Si quis homo hominem occiderit, quod Alamanni mortuado dicunt.
' Если человек убьет человека, что алеманны называют mortuado' (Lex Alamannorum, VII в.).
Обозначение theodiscus 'народный' (от древневерхненемецкого deota, theoda ) в латинских текстах применительно к германским племенам начинает регулярно употребляться с IX в., а в текстах на собственно немецком языке это обозначение языка в виде diutisk (будущее deutsch 'немецкий') появляется у выдающегося ученого, просветителя и переводчика Ноткера около 1000 г. Немецкие земли впервые обозначаются этим словом около 1100 г. в «Песне о епископе Анно»; следует отметить, что выражение diutische lant , которое там встречается, – это именно множественное число, а не единственное, 'земли', а не 'земля'. Такое множественное число и продолжает употребляться на протяжении Средних веков, пока речь идет о самостоятельных небольших государствах, а не о единой Германии (в современном немецком – Deutschland ).

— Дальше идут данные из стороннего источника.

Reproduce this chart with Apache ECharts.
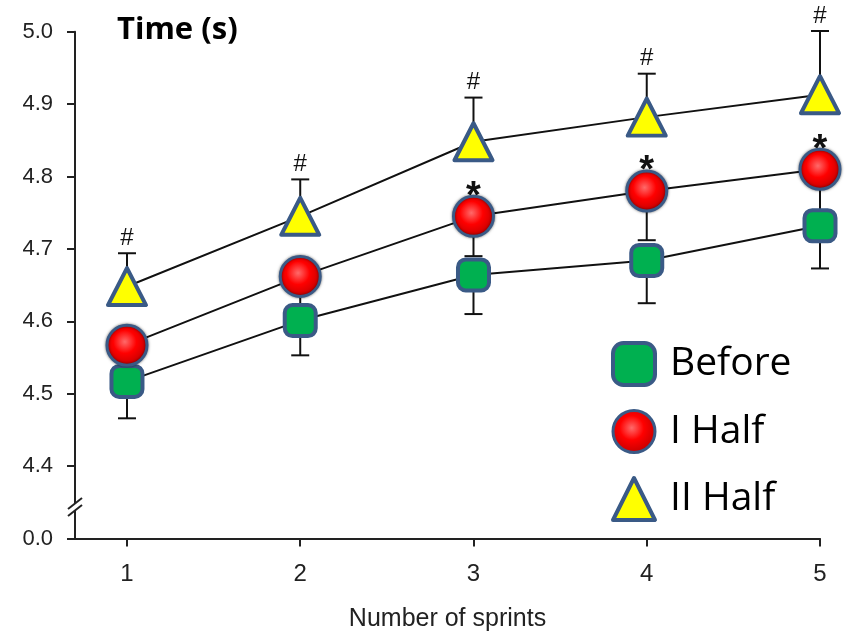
<!DOCTYPE html>
<html><head><meta charset="utf-8">
<script src="https://cdn.jsdelivr.net/npm/echarts@6/dist/echarts.min.js"></script>
<style>html,body{margin:0;padding:0;background:#fff}#c{width:848px;height:632px}</style>
</head><body><div id="c"></div>
<script>
// ---- data ----
const sprints = [1, 2, 3, 4, 5];
const beforeMean = [4.517, 4.601, 4.664, 4.684, 4.732];
const beforeErr  = [0.051, 0.048, 0.054, 0.059, 0.059];
const iHalfMean  = [4.567, 4.662, 4.745, 4.780, 4.810];
const iHalfErr   = [0.045, 0.045, 0.055, 0.068, 0.070];
const iiHalfMean = [4.648, 4.745, 4.848, 4.882, 4.913];
const iiHalfErr  = [0.046, 0.051, 0.061, 0.060, 0.088];
const iHalfSig   = ['', '', '*', '*', '*'];
const iiHalfSig  = ['#', '#', '#', '#', '#'];
const seriesNames = ['Before', 'I Half', 'II Half'];
const yBottomLabel = '0.0';

const BORDER = '#3a5a86';
const redGrad = {type: 'radial', x: 0.45, y: 0.42, r: 0.6, colorStops: [
  {offset: 0, color: '#ff6a6a'}, {offset: 0.45, color: '#ff0000'}, {offset: 0.85, color: '#d00000'}, {offset: 1, color: '#6a1010'}]};

const chart = echarts.init(document.getElementById('c'), null, {renderer: 'canvas'});

function errSeries(means, errs, dir, sig, sigMode) {
  return {
    type: 'custom', z: 1, silent: true,
    data: sprints.map((x, i) => [x, means[i], errs[i]]),
    renderItem(params, api) {
      const i = params.dataIndex;
      const x = api.value(0), m = api.value(1), e = api.value(2);
      const p0 = api.coord([x, m]);
      const p1 = api.coord([x, m + dir * e]);
      const st = {stroke: '#111', lineWidth: 2};
      const children = [
        {type: 'line', shape: {x1: p0[0], y1: p0[1], x2: p1[0], y2: p1[1]}, style: st},
        {type: 'line', shape: {x1: p1[0] - 9, y1: p1[1], x2: p1[0] + 9, y2: p1[1]}, style: st}
      ];
      const s = sig[i];
      if (s) {
        if (sigMode === 'cap') {
          children.push({type: 'text', x: p1[0], y: p1[1] - 15, style: {text: s, fontSize: 24, fontFamily: 'Liberation Sans', fill: '#111', align: 'center', verticalAlign: 'middle'}});
        } else {
          children.push({type: 'text', x: p0[0], y: p0[1] - 19, z2: 10, style: {text: s, fontSize: 38, fontFamily: 'Liberation Sans', fontWeight: 'bold', fill: '#111', align: 'center', verticalAlign: 'middle'}});
        }
      }
      return {type: 'group', children};
    }
  };
}

const lineBase = {type: 'line', z: 3, lineStyle: {color: '#111', width: 2}, itemStyle: {borderColor: BORDER, borderWidth: 4}, emphasis: {disabled: true}, animation: false};

const option = {
  animation: false,
  grid: {left: 75, right: 28, top: 31.7, bottom: 93.5, outerBoundsMode: 'none', containLabel: false},
  title: {text: 'Time (s)', left: 112, top: 10, textStyle: {fontFamily: 'Open Sans', fontWeight: 'bold', fontSize: 31, color: '#000'}},
  legend: {
    orient: 'vertical', left: 606, top: 336, itemWidth: 42, itemHeight: 42, itemGap: 22,
    textStyle: {fontFamily: 'Open Sans', fontSize: 39, color: '#000', padding: [0, 0, 0, 10]},
    data: [
      {name: seriesNames[0], icon: 'roundRect', itemStyle: {color: '#00b050', borderColor: BORDER, borderWidth: 4}},
      {name: seriesNames[1], icon: 'circle', itemStyle: {color: redGrad, borderColor: BORDER, borderWidth: 3}},
      {name: seriesNames[2], icon: 'triangle', itemStyle: {color: '#ffff00', borderColor: BORDER, borderWidth: 4}}
    ]
  },
  xAxis: {
    type: 'value', min: 0.7, max: 5,
    name: 'Number of sprints', nameLocation: 'middle', nameGap: 68,
    nameTextStyle: {fontFamily: 'Liberation Sans', fontSize: 25, color: '#222'},
    axisLine: {lineStyle: {color: '#222', width: 2}},
    axisTick: {customValues: sprints, length: 8, lineStyle: {color: '#222', width: 2}},
    axisLabel: {customValues: sprints, margin: 24, fontFamily: 'Liberation Sans', fontSize: 24, color: '#222'},
    splitLine: {show: false}
  },
  yAxis: {
    type: 'value', min: 4.3, max: 5.0, interval: 0.1,
    axisLine: {show: true, lineStyle: {color: '#222', width: 2}},
    axisTick: {show: true, length: 8, lineStyle: {color: '#222', width: 2}},
    axisLabel: {margin: 22, fontFamily: 'Liberation Sans', fontSize: 22, color: '#222',
      formatter: v => v < 4.35 ? yBottomLabel : v.toFixed(1)},
    splitLine: {show: false}
  },
  series: [
    errSeries(beforeMean, beforeErr, -1, ['', '', '', '', ''], 'none'),
    errSeries(iHalfMean, iHalfErr, -1, iHalfSig, 'marker'),
    errSeries(iiHalfMean, iiHalfErr, 1, iiHalfSig, 'cap'),
    Object.assign({}, lineBase, {name: seriesNames[0], symbol: 'roundRect', symbolSize: 31,
      itemStyle: {color: '#00b050', borderColor: BORDER, borderWidth: 4},
      data: sprints.map((x, i) => [x, beforeMean[i]])}),
    Object.assign({}, lineBase, {name: seriesNames[1], symbol: 'circle', symbolSize: 40,
      itemStyle: {color: redGrad, borderColor: BORDER, borderWidth: 3, shadowBlur: 3, shadowColor: 'rgba(0,0,0,0.5)'},
      data: sprints.map((x, i) => [x, iHalfMean[i]])}),
    Object.assign({}, lineBase, {name: seriesNames[2], symbol: 'triangle', symbolSize: [38, 37],
      itemStyle: {color: '#ffff00', borderColor: BORDER, borderWidth: 4, borderJoin: 'round'},
      data: sprints.map((x, i) => [x, iiHalfMean[i]])})
  ]
};
chart.setOption(option);

// axis break mark on the y axis, placed through the axis scales
const yb = chart.convertToPixel({yAxisIndex: 0}, 4.345);
const xa = chart.convertToPixel({xAxisIndex: 0}, 0.7);
chart.setOption({graphic: [
  {type: 'polygon', z: 100, shape: {points: [[xa - 9, yb + 3], [xa + 9, yb - 9], [xa + 9, yb - 2], [xa - 9, yb + 10]]}, style: {fill: '#fff'}},
  {type: 'line', z: 101, shape: {x1: xa - 7, y1: yb + 3, x2: xa + 7, y2: yb - 8}, style: {stroke: '#222', lineWidth: 2}},
  {type: 'line', z: 101, shape: {x1: xa - 7, y1: yb + 10, x2: xa + 7, y2: yb - 1}, style: {stroke: '#222', lineWidth: 2}}
]});
</script></body></html>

Постепенно в каждом из таких государств вырабатывается свой стандарт – немецкий язык пражской канцелярии, немецкий язык венской канцелярии, немецкий язык саксонской (мейсенской) канцелярии. Однако с началом Реформации необходимость в унификации встала особенно остро. Мартин Лютер (1483–1546), взявшийся за перевод Библии на немецкий язык, сразу осознал, что для того, чтобы быть понятым, он должен пользоваться как можно более простым немецким языком, не подверженным латинскому влиянию. Вот как пишет он об этом в своем «Послании о переводе» (1530):
Не надо, как делают эти ослы [сторонники Папы Римского – А. П.], спрашивать у латинских букв, как следует говорить по-немецки. Об этом надо спрашивать у матери в доме, у детей на улице, у простого человека на рынке, смотреть им в рот, как они говорят, и так и переводить. Тогда они поймут и заметят, что с ними говорят по-немецки.

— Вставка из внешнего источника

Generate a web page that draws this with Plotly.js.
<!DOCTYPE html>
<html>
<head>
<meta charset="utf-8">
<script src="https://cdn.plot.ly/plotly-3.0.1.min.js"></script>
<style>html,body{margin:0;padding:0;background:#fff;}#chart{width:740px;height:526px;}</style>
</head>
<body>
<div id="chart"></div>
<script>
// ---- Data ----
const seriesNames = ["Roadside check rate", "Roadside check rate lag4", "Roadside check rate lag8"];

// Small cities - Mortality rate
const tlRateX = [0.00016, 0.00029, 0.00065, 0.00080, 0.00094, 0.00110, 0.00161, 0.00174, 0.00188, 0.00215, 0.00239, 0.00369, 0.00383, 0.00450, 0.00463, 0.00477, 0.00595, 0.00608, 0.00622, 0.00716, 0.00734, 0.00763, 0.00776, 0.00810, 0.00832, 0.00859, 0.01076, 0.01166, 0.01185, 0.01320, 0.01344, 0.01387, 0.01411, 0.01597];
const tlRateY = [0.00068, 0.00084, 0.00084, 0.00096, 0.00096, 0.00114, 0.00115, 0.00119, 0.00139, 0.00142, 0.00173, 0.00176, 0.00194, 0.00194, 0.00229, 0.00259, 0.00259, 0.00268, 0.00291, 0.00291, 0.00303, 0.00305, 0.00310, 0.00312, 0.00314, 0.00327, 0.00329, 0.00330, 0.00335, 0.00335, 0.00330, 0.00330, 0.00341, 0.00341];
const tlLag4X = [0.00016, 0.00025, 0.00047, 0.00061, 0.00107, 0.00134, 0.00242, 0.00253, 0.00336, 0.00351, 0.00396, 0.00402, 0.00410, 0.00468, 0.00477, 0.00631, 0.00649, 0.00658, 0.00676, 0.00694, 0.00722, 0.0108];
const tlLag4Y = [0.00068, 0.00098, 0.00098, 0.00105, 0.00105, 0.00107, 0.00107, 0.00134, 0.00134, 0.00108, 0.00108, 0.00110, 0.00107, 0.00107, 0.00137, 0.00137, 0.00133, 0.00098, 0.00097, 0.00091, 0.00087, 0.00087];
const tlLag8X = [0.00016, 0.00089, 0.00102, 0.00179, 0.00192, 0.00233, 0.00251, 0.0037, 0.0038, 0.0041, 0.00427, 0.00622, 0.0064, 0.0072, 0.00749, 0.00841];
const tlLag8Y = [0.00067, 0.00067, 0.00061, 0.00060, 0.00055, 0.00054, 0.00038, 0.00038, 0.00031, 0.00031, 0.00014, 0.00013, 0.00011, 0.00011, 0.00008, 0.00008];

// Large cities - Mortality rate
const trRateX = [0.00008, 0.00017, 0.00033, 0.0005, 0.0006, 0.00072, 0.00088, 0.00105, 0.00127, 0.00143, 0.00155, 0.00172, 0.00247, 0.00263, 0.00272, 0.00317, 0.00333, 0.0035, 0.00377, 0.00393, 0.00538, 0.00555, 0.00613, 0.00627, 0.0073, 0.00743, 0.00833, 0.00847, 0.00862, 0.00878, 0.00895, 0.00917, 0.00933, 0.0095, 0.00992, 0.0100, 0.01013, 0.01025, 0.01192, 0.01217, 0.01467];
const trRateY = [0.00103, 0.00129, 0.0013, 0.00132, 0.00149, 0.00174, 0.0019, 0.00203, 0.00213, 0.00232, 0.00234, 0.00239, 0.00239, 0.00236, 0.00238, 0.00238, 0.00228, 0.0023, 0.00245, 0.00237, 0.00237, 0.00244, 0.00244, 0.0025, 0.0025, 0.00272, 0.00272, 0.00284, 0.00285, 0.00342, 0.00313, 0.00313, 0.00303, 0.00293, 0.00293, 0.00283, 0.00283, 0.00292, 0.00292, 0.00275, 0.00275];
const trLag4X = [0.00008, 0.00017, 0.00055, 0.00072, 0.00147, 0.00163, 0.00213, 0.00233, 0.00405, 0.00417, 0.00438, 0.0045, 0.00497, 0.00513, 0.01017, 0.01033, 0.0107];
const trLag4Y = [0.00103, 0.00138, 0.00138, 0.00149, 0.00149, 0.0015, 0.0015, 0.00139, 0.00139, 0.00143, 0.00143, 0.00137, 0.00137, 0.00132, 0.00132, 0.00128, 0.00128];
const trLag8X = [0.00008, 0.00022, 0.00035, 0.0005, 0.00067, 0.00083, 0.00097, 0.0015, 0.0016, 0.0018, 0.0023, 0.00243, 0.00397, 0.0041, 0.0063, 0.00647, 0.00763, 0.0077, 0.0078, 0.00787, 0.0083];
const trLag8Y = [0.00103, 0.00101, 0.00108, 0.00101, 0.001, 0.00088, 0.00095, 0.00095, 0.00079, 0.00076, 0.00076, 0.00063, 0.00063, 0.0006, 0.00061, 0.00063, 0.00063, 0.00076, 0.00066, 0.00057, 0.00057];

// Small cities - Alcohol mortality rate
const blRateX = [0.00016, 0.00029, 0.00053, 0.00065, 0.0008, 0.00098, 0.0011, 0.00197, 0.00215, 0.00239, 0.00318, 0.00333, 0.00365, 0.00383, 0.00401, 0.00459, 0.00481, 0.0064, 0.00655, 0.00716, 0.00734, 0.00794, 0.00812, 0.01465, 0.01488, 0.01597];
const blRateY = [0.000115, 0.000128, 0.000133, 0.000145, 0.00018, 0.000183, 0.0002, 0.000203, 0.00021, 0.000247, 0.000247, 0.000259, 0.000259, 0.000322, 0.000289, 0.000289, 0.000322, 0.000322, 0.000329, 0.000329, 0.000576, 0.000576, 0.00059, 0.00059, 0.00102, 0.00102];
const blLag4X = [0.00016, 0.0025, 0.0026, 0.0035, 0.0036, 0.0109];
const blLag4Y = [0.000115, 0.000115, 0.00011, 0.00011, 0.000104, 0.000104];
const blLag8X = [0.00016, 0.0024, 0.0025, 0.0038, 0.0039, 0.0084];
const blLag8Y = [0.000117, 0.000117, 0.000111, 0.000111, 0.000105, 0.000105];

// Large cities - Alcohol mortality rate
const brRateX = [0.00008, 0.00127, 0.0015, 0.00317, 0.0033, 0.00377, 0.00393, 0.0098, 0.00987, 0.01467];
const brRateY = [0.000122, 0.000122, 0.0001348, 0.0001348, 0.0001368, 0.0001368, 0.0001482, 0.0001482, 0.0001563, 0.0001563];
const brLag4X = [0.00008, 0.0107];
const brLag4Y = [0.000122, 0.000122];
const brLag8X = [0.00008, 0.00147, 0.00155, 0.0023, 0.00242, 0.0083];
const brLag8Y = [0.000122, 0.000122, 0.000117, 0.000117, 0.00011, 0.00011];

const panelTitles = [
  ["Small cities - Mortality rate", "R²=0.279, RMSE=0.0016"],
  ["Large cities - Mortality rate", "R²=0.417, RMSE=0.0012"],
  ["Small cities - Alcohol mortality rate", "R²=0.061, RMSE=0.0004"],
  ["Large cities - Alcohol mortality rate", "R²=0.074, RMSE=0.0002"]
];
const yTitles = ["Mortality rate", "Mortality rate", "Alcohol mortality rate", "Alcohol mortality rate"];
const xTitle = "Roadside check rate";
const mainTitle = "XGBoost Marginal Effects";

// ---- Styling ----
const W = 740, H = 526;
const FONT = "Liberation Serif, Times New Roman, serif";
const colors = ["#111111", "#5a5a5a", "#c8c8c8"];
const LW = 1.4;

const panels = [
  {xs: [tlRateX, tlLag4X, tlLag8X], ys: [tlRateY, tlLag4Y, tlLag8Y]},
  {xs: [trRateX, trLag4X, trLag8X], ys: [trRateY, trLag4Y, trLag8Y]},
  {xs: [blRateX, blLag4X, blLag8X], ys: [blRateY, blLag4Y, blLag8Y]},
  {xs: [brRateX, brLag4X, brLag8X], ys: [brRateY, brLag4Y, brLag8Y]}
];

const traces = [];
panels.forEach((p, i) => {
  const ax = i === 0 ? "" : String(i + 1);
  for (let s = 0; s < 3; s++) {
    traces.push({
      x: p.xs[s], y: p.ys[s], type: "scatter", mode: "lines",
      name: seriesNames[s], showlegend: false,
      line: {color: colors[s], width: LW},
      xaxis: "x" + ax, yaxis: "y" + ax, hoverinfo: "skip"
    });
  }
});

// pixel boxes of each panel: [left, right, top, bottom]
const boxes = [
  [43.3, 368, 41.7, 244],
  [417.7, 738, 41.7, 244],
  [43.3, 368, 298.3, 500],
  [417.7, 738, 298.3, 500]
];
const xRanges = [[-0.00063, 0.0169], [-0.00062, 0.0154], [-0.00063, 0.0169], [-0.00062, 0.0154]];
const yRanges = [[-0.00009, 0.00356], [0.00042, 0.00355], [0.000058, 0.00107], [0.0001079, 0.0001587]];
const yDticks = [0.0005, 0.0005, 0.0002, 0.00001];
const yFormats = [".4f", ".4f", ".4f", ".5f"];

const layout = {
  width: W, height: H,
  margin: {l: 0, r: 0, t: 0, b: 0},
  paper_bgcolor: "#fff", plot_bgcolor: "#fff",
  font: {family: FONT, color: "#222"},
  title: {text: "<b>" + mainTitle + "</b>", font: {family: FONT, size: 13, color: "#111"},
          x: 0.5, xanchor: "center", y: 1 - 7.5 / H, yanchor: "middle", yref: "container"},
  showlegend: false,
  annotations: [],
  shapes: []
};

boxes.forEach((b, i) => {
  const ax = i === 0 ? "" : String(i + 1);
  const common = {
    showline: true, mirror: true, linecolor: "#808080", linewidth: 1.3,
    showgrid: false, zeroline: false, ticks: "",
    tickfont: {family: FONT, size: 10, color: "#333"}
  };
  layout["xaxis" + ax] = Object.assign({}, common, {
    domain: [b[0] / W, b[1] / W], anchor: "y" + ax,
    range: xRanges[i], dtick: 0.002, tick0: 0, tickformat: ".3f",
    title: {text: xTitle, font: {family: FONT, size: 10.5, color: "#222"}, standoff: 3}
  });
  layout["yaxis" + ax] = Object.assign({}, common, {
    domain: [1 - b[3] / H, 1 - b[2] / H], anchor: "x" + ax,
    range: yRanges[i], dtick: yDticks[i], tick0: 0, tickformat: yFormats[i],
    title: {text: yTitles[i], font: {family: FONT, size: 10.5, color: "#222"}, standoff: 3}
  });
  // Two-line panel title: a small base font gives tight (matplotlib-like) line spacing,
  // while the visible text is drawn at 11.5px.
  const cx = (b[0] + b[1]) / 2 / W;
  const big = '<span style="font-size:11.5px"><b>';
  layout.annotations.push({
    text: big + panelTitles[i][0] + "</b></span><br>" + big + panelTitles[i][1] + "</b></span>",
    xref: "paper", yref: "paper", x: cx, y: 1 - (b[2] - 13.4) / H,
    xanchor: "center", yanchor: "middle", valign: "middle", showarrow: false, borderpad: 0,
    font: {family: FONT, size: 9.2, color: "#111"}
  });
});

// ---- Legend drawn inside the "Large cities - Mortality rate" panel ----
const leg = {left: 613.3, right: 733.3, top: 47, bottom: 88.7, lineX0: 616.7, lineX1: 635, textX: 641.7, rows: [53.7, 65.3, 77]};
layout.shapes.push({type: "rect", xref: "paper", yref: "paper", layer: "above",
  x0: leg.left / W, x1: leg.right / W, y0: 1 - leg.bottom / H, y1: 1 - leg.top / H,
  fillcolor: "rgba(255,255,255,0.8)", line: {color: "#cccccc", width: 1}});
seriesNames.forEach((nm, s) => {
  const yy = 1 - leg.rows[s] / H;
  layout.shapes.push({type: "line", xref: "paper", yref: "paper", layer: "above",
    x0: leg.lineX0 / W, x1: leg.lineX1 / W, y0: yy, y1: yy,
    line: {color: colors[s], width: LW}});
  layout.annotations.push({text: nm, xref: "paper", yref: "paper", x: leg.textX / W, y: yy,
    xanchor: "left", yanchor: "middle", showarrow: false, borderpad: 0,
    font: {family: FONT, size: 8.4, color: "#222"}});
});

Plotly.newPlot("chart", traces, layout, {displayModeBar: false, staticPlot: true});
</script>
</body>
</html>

Однако проблема, с которой он столкнулся, заключалась в том, что ему предстояло выбрать, на каком из вариантов немецкого языка писать, ведь единого стандарта не существовало. В одной из своих «Застольных речей» он говорит:
В Германии есть множество диалектов, то есть говоров, так что люди в 25 милях друг от друга не могут понять друг друга. Австрийцы и баварцы не понимают тюрингцев и саксонцев, а особенно нидерландцев. Ja, jutha, ju, ke, ha – все это способы выражать согласие, их множество, и все разные. Арнольд и Эренхольд, Арнольф и Эренхульф, Ульрих и Хульденрайх, Лудольф и Лойтхульф… {71}
Правда, прямо перед этим Лютер не удерживается от оценочных суждений:
Южнонемецкий язык – это неправильный немецкий язык. Он забивает собой весь рот и грубо звучит. А саксонский язык звучит тихо и нежно.
Лютер утверждает, что язык, которым он решил воспользоваться в переводе Библии, – не его «изобретение». Он подчеркивает, что употребляет язык саксонской канцелярии:
У меня нет отдельного, особого, собственного немецкого языка. Я пользуюсь общим немецким языком, чтобы меня понимали и южные немцы, и нидерландцы. Я говорю, как это принято в саксонской канцелярии, которой следуют все князья и короли Германии. Все имперские города и княжеские дворы пишут по образцу саксонской канцелярии нашего князя. Поэтому это и есть общий немецкий язык {72}.